Janakamma learns about the attack from Havali and seeks forgiveness from those, who were thrashed by Sinnga. Janakamma leaves for Rudra's house to seek forgiveness, while Sinnga learns that Janakamma is in Rudra's house from Havali and leaves to save her. After a battle with Rudra's goons, which ends with the death of Rudra's brother.
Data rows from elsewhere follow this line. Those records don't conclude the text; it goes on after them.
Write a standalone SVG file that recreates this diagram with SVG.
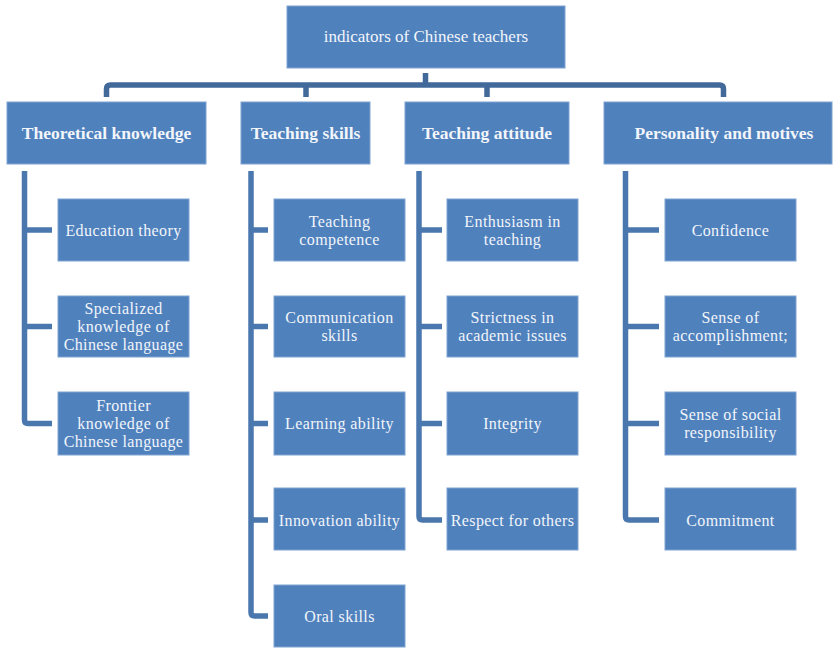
<svg xmlns="http://www.w3.org/2000/svg" width="833" height="650" viewBox="0 0 833 650">
<style>
.box{fill:#4f81bd;stroke:#7ea3d1;stroke-width:1}
.t{font-family:"Liberation Serif","DejaVu Serif",serif;font-size:16px;letter-spacing:0.4px;fill:#f2f5fa;text-anchor:middle}
.r{font-size:17px;letter-spacing:0}
.b{font-weight:bold;font-size:17.5px;letter-spacing:0}
.c{fill:none;stroke:#4a77ae;stroke-width:5.5;stroke-linejoin:round}
.top{stroke:#41699a}
</style>
<rect width="833" height="650" fill="#ffffff"/>
<g id="connectors">
<path class="c top" d="M106.5 97 V89 Q106.5 85 110.5 85 H719.5 Q723.5 85 723.5 89 V97"/>
<path class="c top" d="M425.5 73 V85 M306 85 V97 M487 85 V97"/>
<path class="c" d="M24.5 171 V420 Q24.5 423.5 28 423.5 H52 M24.5 230 H52 M24.5 326.5 H52"/>
<path class="c" d="M251 171 V612.5 Q251 616 254.5 616 H268 M251 230 H268 M251 326.5 H268 M251 423.5 H268 M251 520 H268"/>
<path class="c" d="M419 171 V516.5 Q419 520 422.5 520 H442 M419 230 H442 M419 326.5 H442 M419 423.5 H442"/>
<path class="c" d="M625.5 171 V516.5 Q625.5 520 629 520 H659 M625.5 230 H659 M625.5 326.5 H659 M625.5 423.5 H659"/>
</g>
<g id="root"><rect class="box" x="287" y="6" width="278" height="62"/><text class="t r" x="426" y="42">indicators of Chinese teachers</text></g>
<g id="theoretical"><rect class="box" x="7" y="102" width="199" height="62"/><text class="t b" x="106.5" y="139">Theoretical knowledge</text></g>
<g id="skills"><rect class="box" x="241" y="102" width="129" height="62"/><text class="t b" x="305.5" y="139">Teaching skills</text></g>
<g id="attitude"><rect class="box" x="405" y="102" width="164" height="62"/><text class="t b" x="487" y="139">Teaching attitude</text></g>
<g id="personality"><rect class="box" x="604" y="102" width="228" height="62"/><text class="t b" x="724" y="139">Personality and motives</text></g>

<g id="education-theory"><rect class="box" x="58" y="199" width="131" height="62"/><text class="t" x="123.5" y="235.5">Education theory</text></g>
<g id="specialized"><rect class="box" x="58" y="296" width="131" height="61"/><text class="t" x="123.5" y="314">Specialized</text><text class="t" x="123.5" y="332">knowledge of</text><text class="t" x="123.5" y="350">Chinese language</text></g>
<g id="frontier"><rect class="box" x="58" y="392" width="131" height="63"/><text class="t" x="123.5" y="411">Frontier</text><text class="t" x="123.5" y="429">knowledge of</text><text class="t" x="123.5" y="447">Chinese language</text></g>

<g id="teaching-competence"><rect class="box" x="274" y="199" width="131" height="62"/><text class="t" x="339.5" y="226.5">Teaching</text><text class="t" x="339.5" y="244.5">competence</text></g>
<g id="communication"><rect class="box" x="274" y="296" width="131" height="61"/><text class="t" x="339.5" y="323">Communication</text><text class="t" x="339.5" y="341">skills</text></g>
<g id="learning"><rect class="box" x="274" y="392" width="131" height="63"/><text class="t" x="339.5" y="429">Learning ability</text></g>
<g id="innovation"><rect class="box" x="274" y="488" width="131" height="62"/><text class="t" x="339.5" y="525.5">Innovation ability</text></g>
<g id="oral"><rect class="box" x="274" y="585" width="131" height="62"/><text class="t" x="339.5" y="622">Oral skills</text></g>

<g id="enthusiasm"><rect class="box" x="447" y="199" width="131" height="62"/><text class="t" x="512.5" y="226.5">Enthusiasm in</text><text class="t" x="512.5" y="244.5">teaching</text></g>
<g id="strictness"><rect class="box" x="447" y="296" width="131" height="61"/><text class="t" x="512.5" y="323">Strictness in</text><text class="t" x="512.5" y="341">academic issues</text></g>
<g id="integrity"><rect class="box" x="447" y="392" width="131" height="63"/><text class="t" x="512.5" y="429">Integrity</text></g>
<g id="respect"><rect class="box" x="447" y="488" width="131" height="62"/><text class="t" x="512.5" y="525.5">Respect for others</text></g>

<g id="confidence"><rect class="box" x="665" y="199" width="131" height="62"/><text class="t" x="730.5" y="235.5">Confidence</text></g>
<g id="accomplishment"><rect class="box" x="665" y="296" width="131" height="61"/><text class="t" x="730.5" y="323">Sense of</text><text class="t" x="730.5" y="341">accomplishment;</text></g>
<g id="social"><rect class="box" x="665" y="392" width="131" height="63"/><text class="t" x="730.5" y="420">Sense of social</text><text class="t" x="730.5" y="438">responsibility</text></g>
<g id="commitment"><rect class="box" x="665" y="488" width="131" height="62"/><text class="t" x="730.5" y="525.5">Commitment</text></g>
</svg>
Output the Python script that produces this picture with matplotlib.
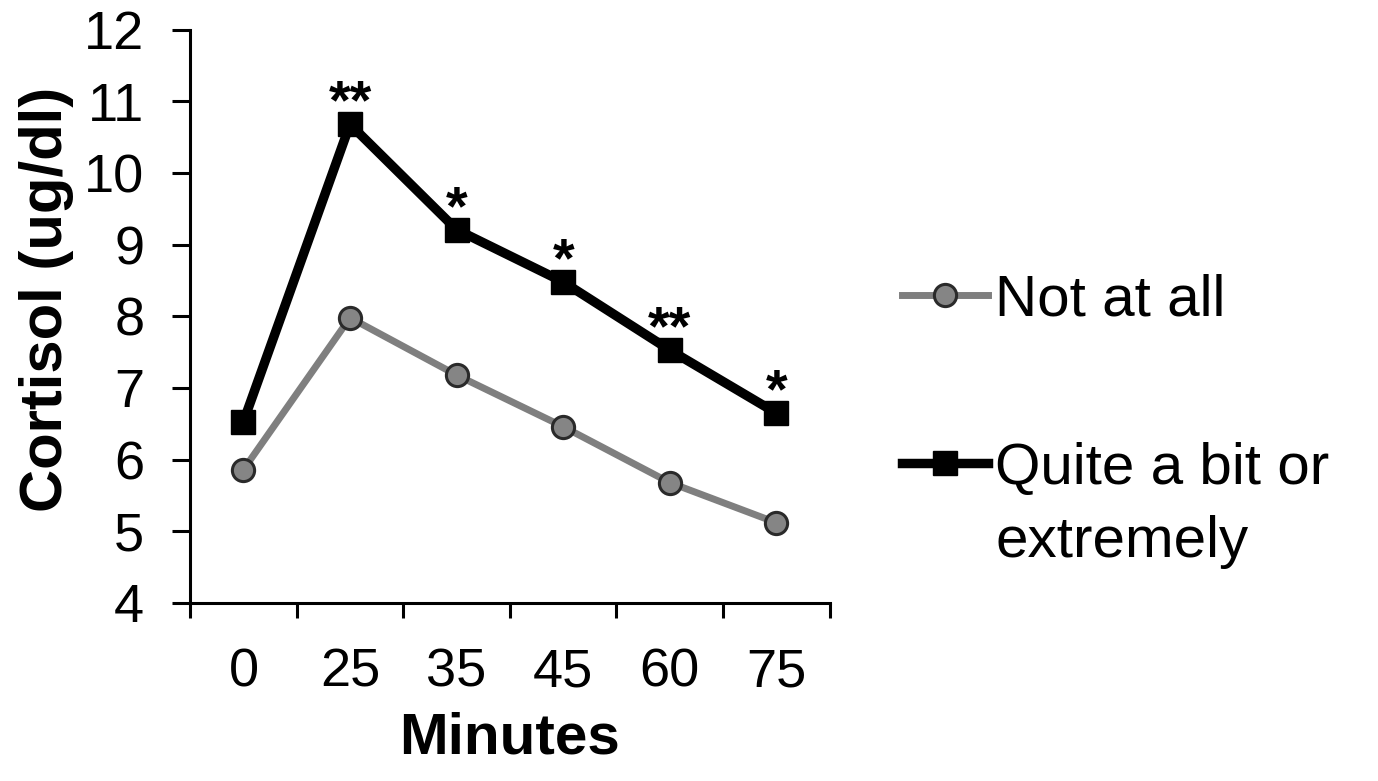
import matplotlib
matplotlib.use("Agg")
import matplotlib.pyplot as plt
from matplotlib.text import Annotation

# values
minutes = ["0", "25", "35", "45", "60", "75"]
not_at_all = [5.86, 7.98, 7.18, 6.46, 5.68, 5.12]
quite_a_bit = [6.53, 10.68, 9.21, 8.48, 7.53, 6.65]
stars = ["", "**", "*", "*", "**", "*"]

plt.rcParams['font.family'] = ['Liberation Sans', 'DejaVu Sans']

fig = plt.figure(figsize=(13.78, 7.81), dpi=100)
ax = fig.add_axes([0.138, 0.228, 0.464, 0.734])

x = list(range(len(minutes)))
ax.plot(x, not_at_all, color='#7f7f7f', lw=5, marker='o', markersize=16,
        markerfacecolor='#858585', markeredgecolor='#2a2a2a', markeredgewidth=2.2,
        label='Not at all', zorder=3)
ax.plot(x, quite_a_bit, color='black', lw=6.8, marker='s', markersize=17,
        markerfacecolor='black', markeredgecolor='black',
        label='Quite a bit or', zorder=4)

# significance stars above the black series
for xi, yi, s in zip(x, quite_a_bit, stars):
    if s:
        ax.annotate(s, (xi, yi), xytext=(0, 4), textcoords='offset points',
                    ha='center', va='baseline', fontsize=40, fontweight='bold')

ax.set_xlim(-0.5, len(minutes) - 0.5)
ax.set_ylim(4, 12)
ax.set_yticks(range(4, 13))
ax.set_xticks(x)
ax.set_xticklabels(minutes)
ax.set_xticks([i - 0.5 for i in range(len(minutes) + 1)], minor=True)
ax.tick_params(axis='x', which='major', length=0, pad=32, labelsize=39)
ax.tick_params(axis='x', which='minor', length=11, width=2.2, direction='out')
ax.tick_params(axis='y', length=13, width=2.2, direction='out', labelsize=39, pad=20)

for side in ['top', 'right']:
    ax.spines[side].set_visible(False)
for side in ['left', 'bottom']:
    ax.spines[side].set_linewidth(2.2)

ax.set_ylabel('Cortisol (ug/dl)', fontsize=43, fontweight='bold')
ax.yaxis.set_label_coords(-0.182, 0.53)
ax.set_xlabel('Minutes', fontsize=42, fontweight='bold')
ax.xaxis.set_label_coords(0.5, -0.19)

leg = fig.legend(loc='upper left', bbox_to_anchor=(0.6546, 0.650),
                 bbox_transform=fig.transFigure, frameon=False,
                 fontsize=42, handlelength=1.48, handletextpad=0.12,
                 labelspacing=1.96, borderpad=0, borderaxespad=0)
# second line of the second legend label, kept under its first line
extra = Annotation('extremely', xy=(0, 0), xycoords=leg.get_texts()[1],
                   xytext=(0, -53), textcoords='offset points',
                   ha='left', va='bottom', fontsize=42)
extra.set_zorder(leg.get_zorder() + 1)
fig.add_artist(extra)

fig.savefig('out.png', dpi=100)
Sinnga reaches Rudra's house, only to find that Janakamma has killed Rudra as he would not spare Sinnga.

==Cast==
- Chiranjeevi Sarja as Sinnga
- Aditi Prabhudeva as Geetha
- Ravi Shankar as Rudraswamy
- Tara as Janakamma, Sinnga's mother
- Aruna Balraj as Janakamma's sister
- Shivaraj K. R. Pete as Hawali, Sinnga's friend
- Ravi Bhat as Geetha's father
- B. Suresha as a minister

==Soundtrack==

The soundtrack was composed by Dharma Vish.

Track listing
| No. | Title | Lyrics | Singer(s) | Length |
|---|---|---|---|---|
| 1. | "Shaane Top Agavle" | Chethan Kumar | Vijay Prakash | 3:48 |
| 2. | "What A Beautifullu" | Kaviraj | Naveen Sajju, Meghana Raj | 4:15 |
| 3. | "Putta Putta Aase" | Kaviraj | Anuradha Bhat | 3:55 |
| 4. | "Amma Amma Ammaa" | V. Nagendra Prasad | Prem | 4:03 |
| 5. | "Aata Haaku" | Chethan Kumar | Shashank Sheshagiri | 3:51 |
| 6. | "Shaane Top Agavle" | Chethan Kumar | Sangeetha Rajeev | 3:24 |
| Total length: |  |  |  | 23:16 |

==Release==
The film was theatrically released on 19 July 2019.

== Reception ==
=== Critical response ===
A. Sharadhaa of Cinema Express gave 3/5 stars and wrote "Sinnga is not a smart action movie, but just a routine commercial entertainer for the masses." Vinay Lokesh of The Times of India gave 2.5/5 stars and wrote "Sinnga could be one-time watch for those who love mass films."